Nothing but the lines from the top of the data to the line holding "ax = fig.add_axes([0, 0, 1, 1])" should be printed, word for word and both ends included; leave the pictures out.

* START Provided material *

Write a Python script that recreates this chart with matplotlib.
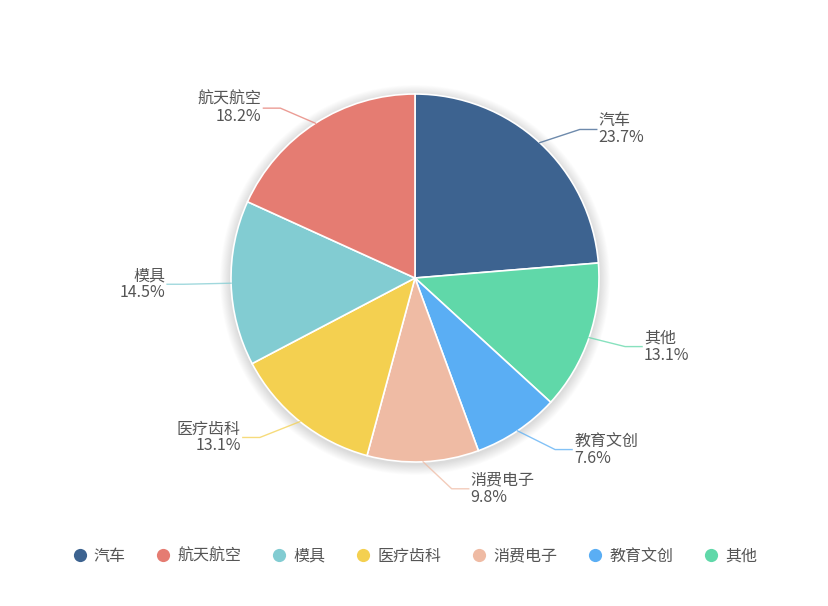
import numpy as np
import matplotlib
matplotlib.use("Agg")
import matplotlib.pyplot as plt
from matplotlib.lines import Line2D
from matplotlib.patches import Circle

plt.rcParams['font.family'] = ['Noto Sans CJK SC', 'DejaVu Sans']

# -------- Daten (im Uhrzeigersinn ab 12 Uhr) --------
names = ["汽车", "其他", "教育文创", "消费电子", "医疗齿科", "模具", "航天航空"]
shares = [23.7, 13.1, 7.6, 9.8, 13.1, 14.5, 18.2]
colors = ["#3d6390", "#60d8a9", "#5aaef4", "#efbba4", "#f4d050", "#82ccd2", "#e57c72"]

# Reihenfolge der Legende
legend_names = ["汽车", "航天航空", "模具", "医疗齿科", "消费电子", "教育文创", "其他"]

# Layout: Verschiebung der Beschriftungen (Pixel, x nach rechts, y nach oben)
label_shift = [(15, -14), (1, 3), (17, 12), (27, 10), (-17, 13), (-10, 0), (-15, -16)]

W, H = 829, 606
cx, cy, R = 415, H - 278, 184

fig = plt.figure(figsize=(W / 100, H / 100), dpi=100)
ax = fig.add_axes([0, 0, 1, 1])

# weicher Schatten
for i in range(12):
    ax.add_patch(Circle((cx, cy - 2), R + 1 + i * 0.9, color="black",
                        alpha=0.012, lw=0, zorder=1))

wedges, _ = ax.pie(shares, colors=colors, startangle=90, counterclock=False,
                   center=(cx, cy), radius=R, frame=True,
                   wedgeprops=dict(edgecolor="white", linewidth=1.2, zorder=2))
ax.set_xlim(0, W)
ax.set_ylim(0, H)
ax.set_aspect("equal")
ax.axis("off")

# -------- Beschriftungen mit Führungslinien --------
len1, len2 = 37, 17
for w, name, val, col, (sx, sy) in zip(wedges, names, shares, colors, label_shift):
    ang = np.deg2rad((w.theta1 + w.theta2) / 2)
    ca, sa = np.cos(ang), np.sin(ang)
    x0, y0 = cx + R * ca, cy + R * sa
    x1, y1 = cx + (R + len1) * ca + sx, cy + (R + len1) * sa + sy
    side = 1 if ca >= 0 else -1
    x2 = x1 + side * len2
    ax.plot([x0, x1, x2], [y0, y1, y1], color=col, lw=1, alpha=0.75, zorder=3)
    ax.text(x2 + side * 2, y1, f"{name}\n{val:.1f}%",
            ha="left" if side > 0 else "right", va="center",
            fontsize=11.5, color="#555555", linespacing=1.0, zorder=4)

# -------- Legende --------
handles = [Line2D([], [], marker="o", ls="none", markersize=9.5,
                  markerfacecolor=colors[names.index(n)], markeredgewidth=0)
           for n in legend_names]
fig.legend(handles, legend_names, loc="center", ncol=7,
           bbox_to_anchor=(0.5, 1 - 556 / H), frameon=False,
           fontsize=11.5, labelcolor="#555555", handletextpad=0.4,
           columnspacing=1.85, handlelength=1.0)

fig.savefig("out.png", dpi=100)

* END Provided material *

**Output of the exercise:**
Write a Python script that recreates this chart with matplotlib.
import numpy as np
import matplotlib
matplotlib.use("Agg")
import matplotlib.pyplot as plt
from matplotlib.lines import Line2D
from matplotlib.patches import Circle

plt.rcParams['font.family'] = ['Noto Sans CJK SC', 'DejaVu Sans']

# -------- Daten (im Uhrzeigersinn ab 12 Uhr) --------
names = ["汽车", "其他", "教育文创", "消费电子", "医疗齿科", "模具", "航天航空"]
shares = [23.7, 13.1, 7.6, 9.8, 13.1, 14.5, 18.2]
colors = ["#3d6390", "#60d8a9", "#5aaef4", "#efbba4", "#f4d050", "#82ccd2", "#e57c72"]

# Reihenfolge der Legende
legend_names = ["汽车", "航天航空", "模具", "医疗齿科", "消费电子", "教育文创", "其他"]

# Layout: Verschiebung der Beschriftungen (Pixel, x nach rechts, y nach oben)
label_shift = [(15, -14), (1, 3), (17, 12), (27, 10), (-17, 13), (-10, 0), (-15, -16)]

W, H = 829, 606
cx, cy, R = 415, H - 278, 184

fig = plt.figure(figsize=(W / 100, H / 100), dpi=100)
ax = fig.add_axes([0, 0, 1, 1])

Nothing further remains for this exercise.